Search Console data not complete
Historically seen, Search Console is the successor to the data derived from referrer-keyword information. However, it’s now filtered by Google for privacy reasons. Unfortunately there is no information available from Google on the scope, extent and background to the possible filtering of keywords. It is also unknown whether the filtering changes over time. Data in the Search Console is, compared to the old solution which used the referrer-string, not the same. Data is missing and the rules are unclear.
Background: The Origins of the Google Search Console
In order to understand why Google offers the data from the Search Console in the current form, knowledge of the development of Search Console (formerly Google Webmaster Tools) is helpful.
For a long time, the results of Google search were completely unencrypted (i.e. used without HTTPS) and as a result, every webmaster could use the referrer-field to determine the keyword that was used to complete the visit to the site.
With the introduction of SSL encryption in late 2011 the situation changed. From then on, an increasing proportion of searches were encrypted and as a result, Google stopped submitting the keyword information to website operators.

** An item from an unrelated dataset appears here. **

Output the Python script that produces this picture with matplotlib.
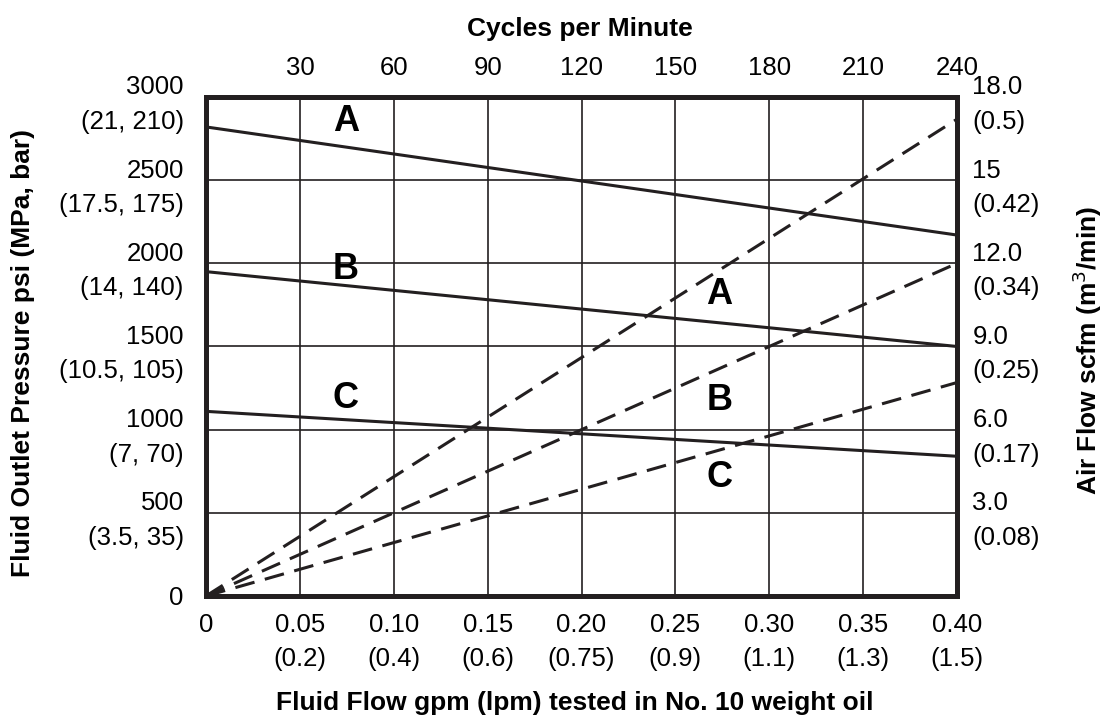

Instead of showing a keyword, the logs were only showing “Not Provided.”
The basis for the change was that if people were searching through an encrypted channel, the keyword information should also be treated as confidential and not exposed to third parties.
In order not to leave website operators completely in the dark, the current performance report was introduced into the Google Search Console. After filtering and limiting Google’s keyword data the webmaster is able to view keyword information again.
The Search Console is, from Google’s perspective, the successor to the referrer field seen in web server log files and functions as more of an extension to Google Analytics rather than SEO software.